• [Task objective]
Only lines holding the string "drawn" are wanted; copy each one from the material.

• [Source data]
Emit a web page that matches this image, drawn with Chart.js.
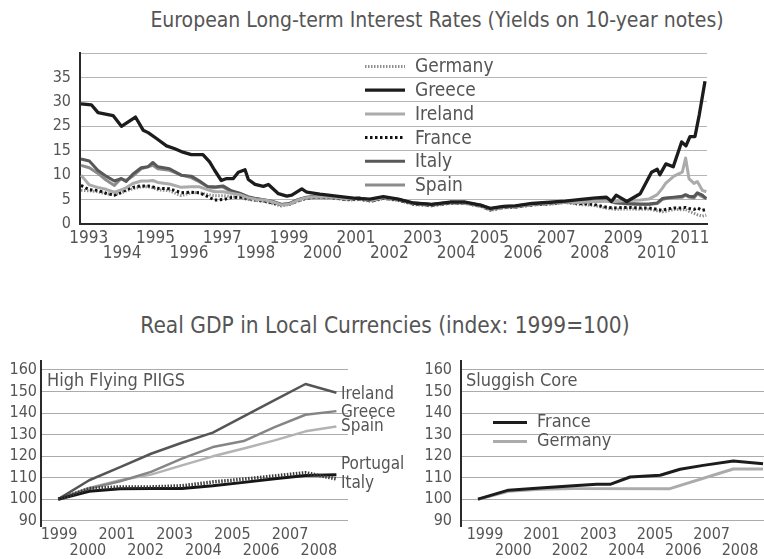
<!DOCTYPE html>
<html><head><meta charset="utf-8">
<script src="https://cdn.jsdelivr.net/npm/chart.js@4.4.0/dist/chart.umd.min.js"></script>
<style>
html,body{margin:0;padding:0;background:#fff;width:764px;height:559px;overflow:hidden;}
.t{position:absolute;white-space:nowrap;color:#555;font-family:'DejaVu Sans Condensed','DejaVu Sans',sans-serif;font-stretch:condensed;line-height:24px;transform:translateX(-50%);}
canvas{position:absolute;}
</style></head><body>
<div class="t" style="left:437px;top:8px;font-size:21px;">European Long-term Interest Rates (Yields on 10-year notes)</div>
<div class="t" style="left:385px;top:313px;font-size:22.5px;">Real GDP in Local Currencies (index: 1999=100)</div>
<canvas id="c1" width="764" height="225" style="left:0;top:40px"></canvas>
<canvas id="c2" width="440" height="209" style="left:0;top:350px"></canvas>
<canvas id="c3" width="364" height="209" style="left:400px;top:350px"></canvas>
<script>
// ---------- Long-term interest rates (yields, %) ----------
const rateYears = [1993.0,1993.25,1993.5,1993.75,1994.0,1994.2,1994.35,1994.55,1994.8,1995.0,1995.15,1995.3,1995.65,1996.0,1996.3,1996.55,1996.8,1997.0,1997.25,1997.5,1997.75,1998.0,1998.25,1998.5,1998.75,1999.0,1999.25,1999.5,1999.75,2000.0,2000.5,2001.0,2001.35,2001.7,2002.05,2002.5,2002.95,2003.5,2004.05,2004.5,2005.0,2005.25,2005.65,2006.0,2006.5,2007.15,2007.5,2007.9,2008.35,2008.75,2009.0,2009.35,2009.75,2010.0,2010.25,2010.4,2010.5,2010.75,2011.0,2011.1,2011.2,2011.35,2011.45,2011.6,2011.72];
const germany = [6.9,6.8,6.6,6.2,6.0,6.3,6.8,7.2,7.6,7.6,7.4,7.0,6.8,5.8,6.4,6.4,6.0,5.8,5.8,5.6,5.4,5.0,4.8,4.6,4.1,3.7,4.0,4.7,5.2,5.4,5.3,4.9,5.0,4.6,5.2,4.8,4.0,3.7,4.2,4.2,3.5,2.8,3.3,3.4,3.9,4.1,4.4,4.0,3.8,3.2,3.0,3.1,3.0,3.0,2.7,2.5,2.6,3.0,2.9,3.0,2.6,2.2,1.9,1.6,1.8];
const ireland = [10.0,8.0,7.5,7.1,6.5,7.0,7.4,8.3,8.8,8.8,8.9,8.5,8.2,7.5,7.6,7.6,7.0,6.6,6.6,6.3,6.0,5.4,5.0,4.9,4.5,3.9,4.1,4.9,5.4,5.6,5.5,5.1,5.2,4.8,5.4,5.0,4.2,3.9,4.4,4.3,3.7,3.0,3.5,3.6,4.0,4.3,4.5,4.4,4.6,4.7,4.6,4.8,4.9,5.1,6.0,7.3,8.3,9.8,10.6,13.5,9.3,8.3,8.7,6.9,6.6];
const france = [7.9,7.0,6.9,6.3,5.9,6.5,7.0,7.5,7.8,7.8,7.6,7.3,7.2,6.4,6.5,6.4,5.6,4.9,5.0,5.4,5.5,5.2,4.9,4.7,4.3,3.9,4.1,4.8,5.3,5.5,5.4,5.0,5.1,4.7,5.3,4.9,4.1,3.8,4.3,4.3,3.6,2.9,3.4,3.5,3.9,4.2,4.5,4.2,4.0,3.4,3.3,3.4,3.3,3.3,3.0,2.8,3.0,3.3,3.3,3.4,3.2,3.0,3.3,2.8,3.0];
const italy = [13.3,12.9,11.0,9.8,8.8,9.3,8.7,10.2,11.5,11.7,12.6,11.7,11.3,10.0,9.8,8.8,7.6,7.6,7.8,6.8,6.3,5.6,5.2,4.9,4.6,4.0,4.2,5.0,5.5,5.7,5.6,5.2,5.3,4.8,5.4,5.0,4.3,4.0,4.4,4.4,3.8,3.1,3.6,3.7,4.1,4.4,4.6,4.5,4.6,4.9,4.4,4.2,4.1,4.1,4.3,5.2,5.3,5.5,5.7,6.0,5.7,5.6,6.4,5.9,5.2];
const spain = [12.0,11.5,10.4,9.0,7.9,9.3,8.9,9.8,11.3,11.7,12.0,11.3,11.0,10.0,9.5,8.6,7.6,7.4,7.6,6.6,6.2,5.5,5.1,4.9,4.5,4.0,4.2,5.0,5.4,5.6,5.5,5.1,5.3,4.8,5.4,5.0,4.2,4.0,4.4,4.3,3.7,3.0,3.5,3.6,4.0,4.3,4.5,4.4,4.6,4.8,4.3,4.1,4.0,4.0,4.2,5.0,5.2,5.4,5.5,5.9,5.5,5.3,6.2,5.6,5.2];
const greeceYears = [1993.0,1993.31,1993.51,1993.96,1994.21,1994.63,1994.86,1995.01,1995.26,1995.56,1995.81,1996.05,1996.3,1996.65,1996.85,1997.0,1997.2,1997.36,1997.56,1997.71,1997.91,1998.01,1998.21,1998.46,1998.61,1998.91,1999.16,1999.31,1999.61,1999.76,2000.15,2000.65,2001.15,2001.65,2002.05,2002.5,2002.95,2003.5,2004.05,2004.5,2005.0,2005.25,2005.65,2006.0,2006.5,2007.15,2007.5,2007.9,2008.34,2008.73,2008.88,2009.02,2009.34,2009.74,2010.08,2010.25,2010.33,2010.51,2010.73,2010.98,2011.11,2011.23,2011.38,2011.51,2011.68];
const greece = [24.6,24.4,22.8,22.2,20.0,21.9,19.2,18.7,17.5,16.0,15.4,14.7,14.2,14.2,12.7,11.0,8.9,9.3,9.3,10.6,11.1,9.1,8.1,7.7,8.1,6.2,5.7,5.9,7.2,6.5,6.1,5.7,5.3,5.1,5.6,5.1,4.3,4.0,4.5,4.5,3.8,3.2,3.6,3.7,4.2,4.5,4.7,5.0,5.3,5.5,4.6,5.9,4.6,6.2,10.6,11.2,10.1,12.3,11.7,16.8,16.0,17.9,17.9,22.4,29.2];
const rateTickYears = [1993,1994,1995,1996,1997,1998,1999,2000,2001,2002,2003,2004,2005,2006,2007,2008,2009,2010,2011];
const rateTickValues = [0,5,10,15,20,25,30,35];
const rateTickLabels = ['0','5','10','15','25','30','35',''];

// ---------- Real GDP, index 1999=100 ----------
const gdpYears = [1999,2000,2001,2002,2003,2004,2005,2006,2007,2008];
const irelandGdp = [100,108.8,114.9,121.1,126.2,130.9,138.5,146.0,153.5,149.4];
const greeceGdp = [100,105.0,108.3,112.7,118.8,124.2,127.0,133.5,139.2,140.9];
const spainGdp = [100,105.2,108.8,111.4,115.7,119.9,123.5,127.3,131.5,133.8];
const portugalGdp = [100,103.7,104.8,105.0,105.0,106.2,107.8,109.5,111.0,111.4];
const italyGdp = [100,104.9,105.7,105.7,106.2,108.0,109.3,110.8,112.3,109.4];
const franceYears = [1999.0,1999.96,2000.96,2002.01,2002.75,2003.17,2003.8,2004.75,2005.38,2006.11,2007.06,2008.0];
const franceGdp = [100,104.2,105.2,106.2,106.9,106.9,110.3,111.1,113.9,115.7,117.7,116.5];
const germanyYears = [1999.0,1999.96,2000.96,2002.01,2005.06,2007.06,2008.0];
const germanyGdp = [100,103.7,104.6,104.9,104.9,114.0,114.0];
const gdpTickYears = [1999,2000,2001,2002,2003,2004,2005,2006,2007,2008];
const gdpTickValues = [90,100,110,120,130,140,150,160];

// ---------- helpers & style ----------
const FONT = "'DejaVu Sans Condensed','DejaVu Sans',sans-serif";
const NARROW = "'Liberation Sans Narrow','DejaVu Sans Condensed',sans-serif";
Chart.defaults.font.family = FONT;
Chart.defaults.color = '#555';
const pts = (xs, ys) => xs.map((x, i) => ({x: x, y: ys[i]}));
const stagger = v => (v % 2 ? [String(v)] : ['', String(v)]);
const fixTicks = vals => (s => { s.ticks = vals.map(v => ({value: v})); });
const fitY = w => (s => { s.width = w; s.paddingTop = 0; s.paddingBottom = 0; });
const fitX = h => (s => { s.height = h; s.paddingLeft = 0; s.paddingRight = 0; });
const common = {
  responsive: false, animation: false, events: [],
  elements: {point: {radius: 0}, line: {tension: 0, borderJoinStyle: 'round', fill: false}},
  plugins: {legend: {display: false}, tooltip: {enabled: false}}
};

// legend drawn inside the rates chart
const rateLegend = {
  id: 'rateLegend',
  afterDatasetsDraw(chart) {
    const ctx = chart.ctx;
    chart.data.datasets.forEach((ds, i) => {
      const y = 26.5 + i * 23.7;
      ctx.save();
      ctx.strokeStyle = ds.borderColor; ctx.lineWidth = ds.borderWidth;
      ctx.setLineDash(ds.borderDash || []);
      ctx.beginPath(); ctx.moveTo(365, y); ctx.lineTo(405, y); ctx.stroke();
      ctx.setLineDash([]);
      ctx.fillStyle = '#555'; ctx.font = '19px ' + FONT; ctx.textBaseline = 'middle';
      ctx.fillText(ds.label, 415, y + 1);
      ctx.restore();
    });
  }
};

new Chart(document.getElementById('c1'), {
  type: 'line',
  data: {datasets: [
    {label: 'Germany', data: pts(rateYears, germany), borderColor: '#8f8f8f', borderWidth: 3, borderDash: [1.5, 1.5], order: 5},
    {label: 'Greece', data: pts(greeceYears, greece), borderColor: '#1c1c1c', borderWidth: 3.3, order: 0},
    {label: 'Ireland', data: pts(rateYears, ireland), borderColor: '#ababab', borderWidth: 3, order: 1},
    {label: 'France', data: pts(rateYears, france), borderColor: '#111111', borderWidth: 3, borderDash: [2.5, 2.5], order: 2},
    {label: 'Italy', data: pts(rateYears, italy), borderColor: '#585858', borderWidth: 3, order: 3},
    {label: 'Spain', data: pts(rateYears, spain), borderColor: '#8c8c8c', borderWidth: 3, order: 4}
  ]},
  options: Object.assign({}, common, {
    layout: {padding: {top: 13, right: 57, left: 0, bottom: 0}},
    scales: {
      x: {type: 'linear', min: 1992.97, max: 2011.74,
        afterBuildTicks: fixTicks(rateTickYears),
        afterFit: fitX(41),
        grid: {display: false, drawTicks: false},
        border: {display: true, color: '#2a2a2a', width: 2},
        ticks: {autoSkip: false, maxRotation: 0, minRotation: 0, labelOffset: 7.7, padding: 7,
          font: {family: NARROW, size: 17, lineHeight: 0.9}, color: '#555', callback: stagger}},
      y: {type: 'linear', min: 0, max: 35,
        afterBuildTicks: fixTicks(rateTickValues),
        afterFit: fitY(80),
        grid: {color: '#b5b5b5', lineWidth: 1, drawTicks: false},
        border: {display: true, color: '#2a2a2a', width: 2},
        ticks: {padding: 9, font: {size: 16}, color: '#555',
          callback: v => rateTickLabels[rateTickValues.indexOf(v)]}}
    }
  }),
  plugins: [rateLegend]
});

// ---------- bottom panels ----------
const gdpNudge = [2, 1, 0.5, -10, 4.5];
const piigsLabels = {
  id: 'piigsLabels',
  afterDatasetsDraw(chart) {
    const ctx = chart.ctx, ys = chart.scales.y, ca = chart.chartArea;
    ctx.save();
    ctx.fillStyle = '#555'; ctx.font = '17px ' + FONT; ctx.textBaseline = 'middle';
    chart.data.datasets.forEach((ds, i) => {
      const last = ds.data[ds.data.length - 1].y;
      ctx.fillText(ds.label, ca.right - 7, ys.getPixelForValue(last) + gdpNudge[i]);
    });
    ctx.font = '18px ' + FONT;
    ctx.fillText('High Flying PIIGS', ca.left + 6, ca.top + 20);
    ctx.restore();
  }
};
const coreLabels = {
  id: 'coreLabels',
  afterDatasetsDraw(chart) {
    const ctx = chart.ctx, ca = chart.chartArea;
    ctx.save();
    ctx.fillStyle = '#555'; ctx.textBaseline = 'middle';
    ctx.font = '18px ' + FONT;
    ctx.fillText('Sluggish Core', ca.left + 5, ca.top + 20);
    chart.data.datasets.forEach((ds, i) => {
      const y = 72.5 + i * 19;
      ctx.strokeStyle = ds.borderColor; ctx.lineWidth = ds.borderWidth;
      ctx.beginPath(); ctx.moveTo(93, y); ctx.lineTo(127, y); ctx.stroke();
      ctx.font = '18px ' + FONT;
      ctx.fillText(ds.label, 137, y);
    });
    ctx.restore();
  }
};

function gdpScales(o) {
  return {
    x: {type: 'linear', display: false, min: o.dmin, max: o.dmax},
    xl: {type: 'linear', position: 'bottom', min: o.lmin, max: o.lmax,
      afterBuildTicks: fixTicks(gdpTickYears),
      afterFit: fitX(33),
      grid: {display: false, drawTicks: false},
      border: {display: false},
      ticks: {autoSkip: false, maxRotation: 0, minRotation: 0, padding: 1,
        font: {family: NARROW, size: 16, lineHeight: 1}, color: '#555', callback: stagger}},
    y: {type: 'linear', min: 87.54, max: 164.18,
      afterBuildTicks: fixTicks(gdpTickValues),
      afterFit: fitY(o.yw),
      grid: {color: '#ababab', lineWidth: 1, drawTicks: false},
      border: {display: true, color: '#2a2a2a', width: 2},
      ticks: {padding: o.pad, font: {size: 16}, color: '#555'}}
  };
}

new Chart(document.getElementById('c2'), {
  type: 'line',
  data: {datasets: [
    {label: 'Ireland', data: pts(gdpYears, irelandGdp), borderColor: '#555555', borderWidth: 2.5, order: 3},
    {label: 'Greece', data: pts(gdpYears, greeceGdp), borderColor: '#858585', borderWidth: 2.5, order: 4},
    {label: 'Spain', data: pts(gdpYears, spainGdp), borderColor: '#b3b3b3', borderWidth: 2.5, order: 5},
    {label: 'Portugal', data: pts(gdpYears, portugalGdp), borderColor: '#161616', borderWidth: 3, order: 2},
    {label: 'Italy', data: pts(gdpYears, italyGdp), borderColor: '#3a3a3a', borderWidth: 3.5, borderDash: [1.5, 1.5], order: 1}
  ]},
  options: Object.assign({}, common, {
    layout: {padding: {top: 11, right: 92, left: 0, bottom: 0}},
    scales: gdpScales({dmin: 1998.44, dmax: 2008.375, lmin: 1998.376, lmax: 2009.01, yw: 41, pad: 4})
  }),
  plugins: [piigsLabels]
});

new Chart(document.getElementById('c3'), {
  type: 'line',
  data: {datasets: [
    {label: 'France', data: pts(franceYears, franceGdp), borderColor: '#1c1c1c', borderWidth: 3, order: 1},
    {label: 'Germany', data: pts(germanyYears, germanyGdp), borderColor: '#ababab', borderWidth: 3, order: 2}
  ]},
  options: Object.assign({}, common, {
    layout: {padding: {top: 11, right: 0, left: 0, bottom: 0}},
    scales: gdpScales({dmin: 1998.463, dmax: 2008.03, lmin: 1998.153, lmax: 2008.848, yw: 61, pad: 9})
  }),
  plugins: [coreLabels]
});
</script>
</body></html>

• [The completed task]
Emit a web page that matches this image, drawn with Chart.js.
// legend drawn inside the rates chart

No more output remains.